# Source records
-=-=-

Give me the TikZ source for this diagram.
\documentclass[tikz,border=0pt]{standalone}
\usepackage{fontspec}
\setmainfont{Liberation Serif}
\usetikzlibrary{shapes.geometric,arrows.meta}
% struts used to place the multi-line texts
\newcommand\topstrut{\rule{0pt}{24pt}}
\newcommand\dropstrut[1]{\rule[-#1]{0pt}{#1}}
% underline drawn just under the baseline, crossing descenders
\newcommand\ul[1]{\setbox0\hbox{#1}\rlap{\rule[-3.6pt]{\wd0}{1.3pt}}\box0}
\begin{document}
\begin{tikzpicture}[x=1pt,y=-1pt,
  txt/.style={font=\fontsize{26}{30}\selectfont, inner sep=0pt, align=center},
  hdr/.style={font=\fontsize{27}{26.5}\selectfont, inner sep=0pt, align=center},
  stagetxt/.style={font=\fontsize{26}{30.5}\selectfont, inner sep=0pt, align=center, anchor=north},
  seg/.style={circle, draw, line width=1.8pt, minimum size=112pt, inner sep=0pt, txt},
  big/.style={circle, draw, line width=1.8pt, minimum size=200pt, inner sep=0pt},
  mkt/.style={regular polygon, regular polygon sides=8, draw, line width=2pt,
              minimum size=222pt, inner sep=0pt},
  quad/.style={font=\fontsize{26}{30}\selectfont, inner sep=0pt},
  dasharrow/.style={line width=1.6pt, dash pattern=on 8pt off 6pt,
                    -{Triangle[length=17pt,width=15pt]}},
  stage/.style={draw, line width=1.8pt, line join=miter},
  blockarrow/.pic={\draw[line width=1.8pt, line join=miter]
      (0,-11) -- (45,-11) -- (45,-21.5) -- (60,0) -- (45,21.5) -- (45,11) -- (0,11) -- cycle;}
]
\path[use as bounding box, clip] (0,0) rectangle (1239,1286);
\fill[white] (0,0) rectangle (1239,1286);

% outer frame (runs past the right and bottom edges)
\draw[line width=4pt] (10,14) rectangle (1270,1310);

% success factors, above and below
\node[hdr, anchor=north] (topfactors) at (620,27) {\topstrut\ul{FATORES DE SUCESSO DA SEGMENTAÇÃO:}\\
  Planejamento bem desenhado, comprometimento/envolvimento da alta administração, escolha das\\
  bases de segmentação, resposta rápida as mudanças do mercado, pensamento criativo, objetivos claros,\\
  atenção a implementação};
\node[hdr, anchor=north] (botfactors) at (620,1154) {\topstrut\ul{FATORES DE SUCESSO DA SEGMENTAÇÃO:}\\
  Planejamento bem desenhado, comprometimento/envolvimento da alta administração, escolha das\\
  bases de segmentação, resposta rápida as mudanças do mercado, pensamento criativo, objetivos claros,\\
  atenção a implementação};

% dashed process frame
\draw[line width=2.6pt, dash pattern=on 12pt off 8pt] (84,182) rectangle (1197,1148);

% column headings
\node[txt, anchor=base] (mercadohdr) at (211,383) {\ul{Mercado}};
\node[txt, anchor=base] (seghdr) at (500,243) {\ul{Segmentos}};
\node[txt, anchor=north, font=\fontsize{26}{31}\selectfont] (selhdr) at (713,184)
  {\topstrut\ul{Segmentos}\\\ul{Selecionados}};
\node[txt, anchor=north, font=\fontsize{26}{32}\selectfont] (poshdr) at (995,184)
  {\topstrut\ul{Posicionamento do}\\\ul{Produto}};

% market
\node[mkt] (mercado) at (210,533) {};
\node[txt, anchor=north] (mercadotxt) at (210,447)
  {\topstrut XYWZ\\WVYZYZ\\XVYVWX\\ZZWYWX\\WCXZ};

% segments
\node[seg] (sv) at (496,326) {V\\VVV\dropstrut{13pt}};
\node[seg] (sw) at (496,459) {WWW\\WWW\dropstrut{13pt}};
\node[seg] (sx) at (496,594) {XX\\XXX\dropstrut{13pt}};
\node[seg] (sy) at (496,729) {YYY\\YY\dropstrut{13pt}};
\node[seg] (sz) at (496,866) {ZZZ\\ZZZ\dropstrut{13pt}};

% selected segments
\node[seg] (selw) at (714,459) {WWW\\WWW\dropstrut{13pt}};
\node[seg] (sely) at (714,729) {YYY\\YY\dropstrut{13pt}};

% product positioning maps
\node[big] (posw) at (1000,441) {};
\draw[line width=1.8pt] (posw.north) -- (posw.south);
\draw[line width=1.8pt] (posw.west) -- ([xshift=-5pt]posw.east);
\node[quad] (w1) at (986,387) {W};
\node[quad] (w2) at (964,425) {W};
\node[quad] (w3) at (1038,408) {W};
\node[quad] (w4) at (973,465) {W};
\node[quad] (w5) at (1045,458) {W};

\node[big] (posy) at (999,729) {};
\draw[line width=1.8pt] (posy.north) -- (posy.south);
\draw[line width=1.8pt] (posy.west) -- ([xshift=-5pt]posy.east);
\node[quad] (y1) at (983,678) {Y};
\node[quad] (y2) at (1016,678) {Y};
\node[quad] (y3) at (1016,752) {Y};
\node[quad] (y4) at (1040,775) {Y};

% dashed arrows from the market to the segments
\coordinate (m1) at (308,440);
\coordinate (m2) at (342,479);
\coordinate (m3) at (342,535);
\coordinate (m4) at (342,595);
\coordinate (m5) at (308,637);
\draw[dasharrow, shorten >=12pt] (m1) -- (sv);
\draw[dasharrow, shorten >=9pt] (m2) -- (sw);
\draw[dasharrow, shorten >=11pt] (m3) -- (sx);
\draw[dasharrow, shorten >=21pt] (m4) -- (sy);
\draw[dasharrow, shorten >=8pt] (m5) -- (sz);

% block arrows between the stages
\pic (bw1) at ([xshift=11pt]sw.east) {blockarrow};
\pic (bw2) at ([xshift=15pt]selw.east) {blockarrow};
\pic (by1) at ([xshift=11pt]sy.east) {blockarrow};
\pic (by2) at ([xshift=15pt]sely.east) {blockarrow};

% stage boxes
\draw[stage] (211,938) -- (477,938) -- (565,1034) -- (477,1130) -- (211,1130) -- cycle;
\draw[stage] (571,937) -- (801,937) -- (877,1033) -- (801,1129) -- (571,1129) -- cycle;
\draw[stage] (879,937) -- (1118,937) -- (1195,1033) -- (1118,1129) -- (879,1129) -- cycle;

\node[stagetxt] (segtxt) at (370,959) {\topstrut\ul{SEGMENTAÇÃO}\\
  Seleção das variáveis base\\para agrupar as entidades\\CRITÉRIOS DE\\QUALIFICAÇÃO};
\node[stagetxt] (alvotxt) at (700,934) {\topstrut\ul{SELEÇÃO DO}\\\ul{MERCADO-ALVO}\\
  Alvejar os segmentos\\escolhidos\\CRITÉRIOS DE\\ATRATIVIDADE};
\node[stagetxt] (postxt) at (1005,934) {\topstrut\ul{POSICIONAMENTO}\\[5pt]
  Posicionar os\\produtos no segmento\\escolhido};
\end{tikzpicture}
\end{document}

-=-=-

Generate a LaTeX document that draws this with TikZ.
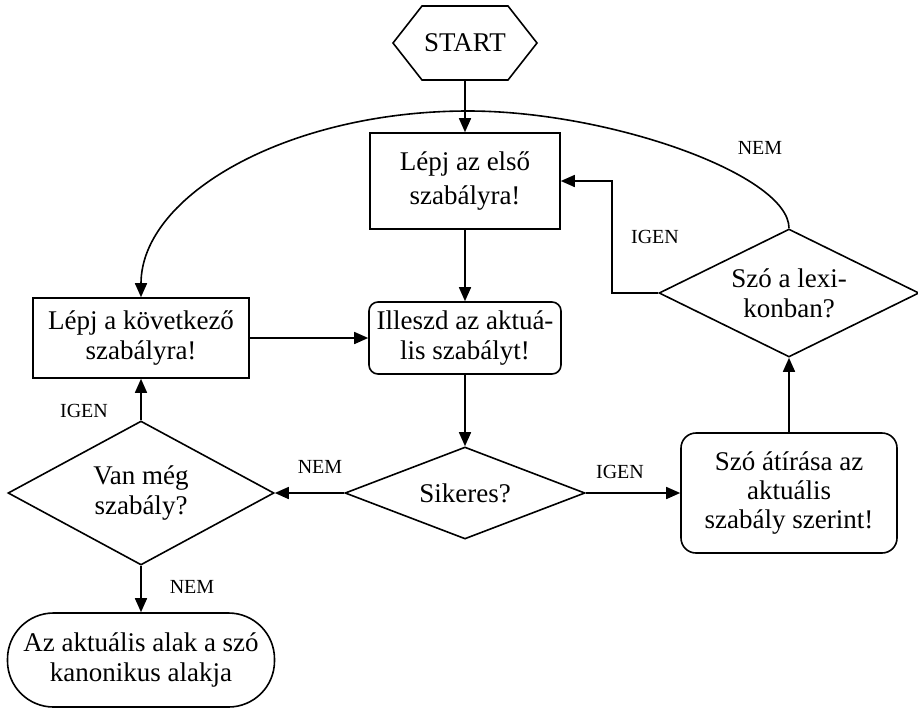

-=-=-

# What you will do
Among these entries, how many lines include the string "this"? Reply with the number by itself.

# Written solution
2